堆漆是西汉漆器装饰手法的新创造。这种方法尤其能丰富漆器上线的表现能力。甘肃出土的秦汉漆器中有多件是采用堆漆手法进行装饰的,这些漆器图案的轮廓线,明显凸出画面,有浅浮雕的装饰效果。如出土于甘肃省武威市磨嘴子四号汉墓东汉早期的漆钵,其腹部的纹饰便为堆漆工艺,其纹饰略微隆起,富有体积感,线的视觉份量加重了,这种凸出的线,加强了线的表现能力,在视觉上份量加重,富有体积感。这种“堆”的方法,使得在漆器上用线便利了许多。

四、装饰色彩

(一)黑色

《韩非子·十过》篇中说虞舜作食器时“流漆墨其上”,而禹作食器时,则“墨漆其外、而朱画其内”,可见其流传久远。“黑色在色彩体系中属于中性色系,其明度低,具有强大的适应性和调和性,不会同与之相组合的其他任何色彩产生不和谐,它常常有助于相配色彩或饰物的风格展示,这种无限宽容性使它显得具有深邃的魅力。应用于器物上,显其博大宽厚而沉稳的内涵”。同时,黑色具有极强的表现张力和层次感,红黑两色的秦汉漆器设计研究组合搭配,运用在漆器上,显得沉着、高贵与华丽。秦汉时期甘肃漆器内多朱红漆,外壁多黑漆,在局部的处理上常用黑底红纹,在其上再施以其他颜色的方式,呈现出既统一又有变化的风格特征。

(二)红色

用红色画纹饰,是原始人的一种装饰传统,被作为一种自然崇拜的图腾色彩而出现。“红色本身在想象中被赋予了人类社会独有的符号象征的观念含义。”“在漆器上所谓的“装饰”髹涂的朱漆,也并非为了审美而运用,只是潜藏在某种原始图腾的礼仪活动之中的一种象征性色彩符号,使得红色成为原始精神生活中象征性因素体现的最显著色彩。”红色,常入漆使用的是朱砂粉,朱砂调漆具后具有色质坚固华丽且永不变色的优点。也正是基于红色特殊的属性,在秦汉时期甘肃的漆器中。红色被大量应用,这些漆器充分利用纹饰的粗细、疏密以及线条的错综搭配和形式的组合变化,使红色与黑色呈现出丰富的色彩层次和绚丽的视觉效果,充分发挥了红色的鲜亮饱和与强烈以及黑色的博大宽厚而稳健的色彩特点,从而丰富了红、黑二色的艺术表现力。

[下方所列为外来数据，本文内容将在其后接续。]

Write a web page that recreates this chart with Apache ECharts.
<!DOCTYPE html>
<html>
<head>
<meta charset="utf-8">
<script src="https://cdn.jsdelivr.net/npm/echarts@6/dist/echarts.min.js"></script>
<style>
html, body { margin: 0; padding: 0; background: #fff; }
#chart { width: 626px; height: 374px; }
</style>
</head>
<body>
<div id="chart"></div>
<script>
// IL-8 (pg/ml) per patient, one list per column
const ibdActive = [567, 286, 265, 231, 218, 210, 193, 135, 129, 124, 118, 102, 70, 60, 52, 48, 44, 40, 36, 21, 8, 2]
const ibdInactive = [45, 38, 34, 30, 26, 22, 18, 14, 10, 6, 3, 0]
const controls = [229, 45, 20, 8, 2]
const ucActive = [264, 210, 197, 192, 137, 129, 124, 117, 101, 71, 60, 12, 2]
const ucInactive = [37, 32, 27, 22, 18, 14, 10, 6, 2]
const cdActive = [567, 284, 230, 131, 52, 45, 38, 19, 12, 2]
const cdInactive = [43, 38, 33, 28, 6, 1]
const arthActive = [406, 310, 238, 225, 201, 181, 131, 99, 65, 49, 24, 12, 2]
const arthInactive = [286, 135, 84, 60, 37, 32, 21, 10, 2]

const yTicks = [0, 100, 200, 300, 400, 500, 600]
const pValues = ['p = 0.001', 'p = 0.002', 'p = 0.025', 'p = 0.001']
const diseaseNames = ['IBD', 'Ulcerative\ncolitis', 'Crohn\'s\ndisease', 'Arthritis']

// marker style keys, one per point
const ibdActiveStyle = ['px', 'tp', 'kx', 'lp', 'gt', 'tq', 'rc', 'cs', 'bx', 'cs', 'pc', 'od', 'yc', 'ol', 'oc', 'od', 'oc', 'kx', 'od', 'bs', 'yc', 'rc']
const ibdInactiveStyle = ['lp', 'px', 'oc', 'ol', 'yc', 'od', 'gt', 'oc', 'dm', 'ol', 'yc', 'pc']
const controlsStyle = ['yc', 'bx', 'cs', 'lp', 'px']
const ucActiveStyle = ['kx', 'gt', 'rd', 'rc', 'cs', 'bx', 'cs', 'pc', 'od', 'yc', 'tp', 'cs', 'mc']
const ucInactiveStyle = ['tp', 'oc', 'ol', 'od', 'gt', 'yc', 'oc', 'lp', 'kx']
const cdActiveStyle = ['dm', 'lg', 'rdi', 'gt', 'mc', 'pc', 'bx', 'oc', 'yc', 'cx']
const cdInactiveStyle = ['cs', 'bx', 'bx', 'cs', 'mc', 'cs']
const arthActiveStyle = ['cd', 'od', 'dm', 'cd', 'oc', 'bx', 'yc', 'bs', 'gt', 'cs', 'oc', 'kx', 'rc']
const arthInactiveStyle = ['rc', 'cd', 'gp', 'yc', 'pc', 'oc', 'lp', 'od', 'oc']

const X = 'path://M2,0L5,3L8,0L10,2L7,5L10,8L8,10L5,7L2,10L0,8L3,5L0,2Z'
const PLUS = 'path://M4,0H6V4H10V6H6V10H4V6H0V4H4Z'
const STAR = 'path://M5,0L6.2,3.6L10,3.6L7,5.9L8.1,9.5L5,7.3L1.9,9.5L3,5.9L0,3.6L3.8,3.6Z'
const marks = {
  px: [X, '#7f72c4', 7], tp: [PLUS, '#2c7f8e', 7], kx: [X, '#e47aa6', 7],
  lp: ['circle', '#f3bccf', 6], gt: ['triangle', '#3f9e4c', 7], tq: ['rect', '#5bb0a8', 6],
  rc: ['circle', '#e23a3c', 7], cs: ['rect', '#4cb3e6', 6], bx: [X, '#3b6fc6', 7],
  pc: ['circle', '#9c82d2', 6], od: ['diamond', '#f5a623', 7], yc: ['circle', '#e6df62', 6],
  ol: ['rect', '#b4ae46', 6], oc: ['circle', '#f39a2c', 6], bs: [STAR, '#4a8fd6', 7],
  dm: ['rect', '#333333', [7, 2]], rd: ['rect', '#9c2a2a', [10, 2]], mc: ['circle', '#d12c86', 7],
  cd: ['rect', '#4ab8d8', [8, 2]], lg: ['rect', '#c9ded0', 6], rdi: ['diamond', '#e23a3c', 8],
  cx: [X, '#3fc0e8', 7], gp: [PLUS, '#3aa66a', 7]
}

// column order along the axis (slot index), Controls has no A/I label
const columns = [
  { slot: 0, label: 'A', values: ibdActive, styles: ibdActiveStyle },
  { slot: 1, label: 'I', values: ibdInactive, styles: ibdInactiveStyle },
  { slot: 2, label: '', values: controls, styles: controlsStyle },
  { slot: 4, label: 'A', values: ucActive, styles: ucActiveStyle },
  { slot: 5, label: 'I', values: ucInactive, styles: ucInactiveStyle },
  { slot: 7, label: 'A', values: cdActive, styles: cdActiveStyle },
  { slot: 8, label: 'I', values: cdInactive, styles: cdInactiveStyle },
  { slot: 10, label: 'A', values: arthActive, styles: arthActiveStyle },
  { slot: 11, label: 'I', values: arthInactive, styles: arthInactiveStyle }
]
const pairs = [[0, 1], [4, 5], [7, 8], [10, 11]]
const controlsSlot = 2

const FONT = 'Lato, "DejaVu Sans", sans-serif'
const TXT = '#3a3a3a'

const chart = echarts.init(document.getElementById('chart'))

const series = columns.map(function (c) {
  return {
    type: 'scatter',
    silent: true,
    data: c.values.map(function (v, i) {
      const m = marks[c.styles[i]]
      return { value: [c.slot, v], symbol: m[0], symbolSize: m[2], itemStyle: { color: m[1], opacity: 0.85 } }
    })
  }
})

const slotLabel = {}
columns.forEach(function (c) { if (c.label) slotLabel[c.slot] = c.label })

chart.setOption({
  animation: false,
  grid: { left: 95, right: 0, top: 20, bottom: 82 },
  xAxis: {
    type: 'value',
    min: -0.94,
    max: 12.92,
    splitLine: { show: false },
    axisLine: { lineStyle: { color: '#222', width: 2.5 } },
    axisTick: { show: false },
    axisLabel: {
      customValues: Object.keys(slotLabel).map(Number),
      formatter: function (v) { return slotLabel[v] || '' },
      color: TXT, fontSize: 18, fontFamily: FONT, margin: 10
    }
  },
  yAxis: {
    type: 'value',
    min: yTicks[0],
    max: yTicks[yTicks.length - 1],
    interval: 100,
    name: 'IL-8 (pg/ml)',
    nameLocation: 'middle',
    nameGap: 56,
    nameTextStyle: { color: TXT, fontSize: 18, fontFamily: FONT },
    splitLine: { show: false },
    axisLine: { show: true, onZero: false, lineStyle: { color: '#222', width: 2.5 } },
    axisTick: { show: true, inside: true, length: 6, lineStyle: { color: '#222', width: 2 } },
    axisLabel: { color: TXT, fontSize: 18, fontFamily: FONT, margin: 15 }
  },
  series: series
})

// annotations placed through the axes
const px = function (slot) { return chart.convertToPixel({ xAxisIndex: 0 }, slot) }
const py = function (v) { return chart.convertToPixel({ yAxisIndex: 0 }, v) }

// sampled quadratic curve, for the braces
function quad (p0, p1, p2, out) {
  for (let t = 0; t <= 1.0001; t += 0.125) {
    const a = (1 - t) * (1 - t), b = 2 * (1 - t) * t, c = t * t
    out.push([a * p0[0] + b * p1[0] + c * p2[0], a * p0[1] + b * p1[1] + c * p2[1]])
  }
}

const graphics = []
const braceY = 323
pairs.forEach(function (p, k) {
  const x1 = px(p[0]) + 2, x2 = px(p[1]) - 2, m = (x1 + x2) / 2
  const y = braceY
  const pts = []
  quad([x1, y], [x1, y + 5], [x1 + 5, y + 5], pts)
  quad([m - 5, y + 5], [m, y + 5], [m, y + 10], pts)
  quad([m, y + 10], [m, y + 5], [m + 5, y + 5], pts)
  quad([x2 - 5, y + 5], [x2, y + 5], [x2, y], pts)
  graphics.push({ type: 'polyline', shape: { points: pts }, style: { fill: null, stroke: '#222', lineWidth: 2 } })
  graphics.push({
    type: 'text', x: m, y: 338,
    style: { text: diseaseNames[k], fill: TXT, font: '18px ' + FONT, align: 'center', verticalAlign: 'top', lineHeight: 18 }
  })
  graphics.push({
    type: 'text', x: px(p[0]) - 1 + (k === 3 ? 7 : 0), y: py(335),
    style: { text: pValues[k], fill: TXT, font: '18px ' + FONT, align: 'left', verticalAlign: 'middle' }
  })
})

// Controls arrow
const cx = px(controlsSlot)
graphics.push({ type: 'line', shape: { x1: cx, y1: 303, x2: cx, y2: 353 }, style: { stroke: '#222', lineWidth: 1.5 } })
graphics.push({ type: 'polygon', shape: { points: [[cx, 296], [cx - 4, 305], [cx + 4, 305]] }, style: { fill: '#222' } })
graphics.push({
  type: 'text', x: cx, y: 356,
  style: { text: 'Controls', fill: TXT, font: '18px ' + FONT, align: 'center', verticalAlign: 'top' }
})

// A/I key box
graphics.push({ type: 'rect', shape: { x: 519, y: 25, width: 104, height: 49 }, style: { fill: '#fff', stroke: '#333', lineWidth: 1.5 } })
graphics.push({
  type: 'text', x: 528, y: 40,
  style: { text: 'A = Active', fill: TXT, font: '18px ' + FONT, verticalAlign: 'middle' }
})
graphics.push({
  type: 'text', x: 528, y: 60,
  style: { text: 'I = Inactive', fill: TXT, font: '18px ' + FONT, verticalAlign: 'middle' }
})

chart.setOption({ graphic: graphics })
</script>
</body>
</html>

从现存秦汉时期甘肃漆器装饰的内容上看,不难发现,生前追求美好的生活和死后进入天堂极乐世界,是其漆器装饰的灵魂和永恒的主题,它以一种不张扬、道具性的方式深入人们的生活。其装饰图案简练、色彩强烈;笔画精细;内容丰富,无一不显示出秦汉时期甘肃漆器装饰的精美。它以奇特的造型,充满神秘诡谲和无拘无束的想象,飞扬流动的纹饰,艳丽绚灿的色彩,精细的工艺制作,在漆器史上闪耀着历久弥新的灿烂光芒。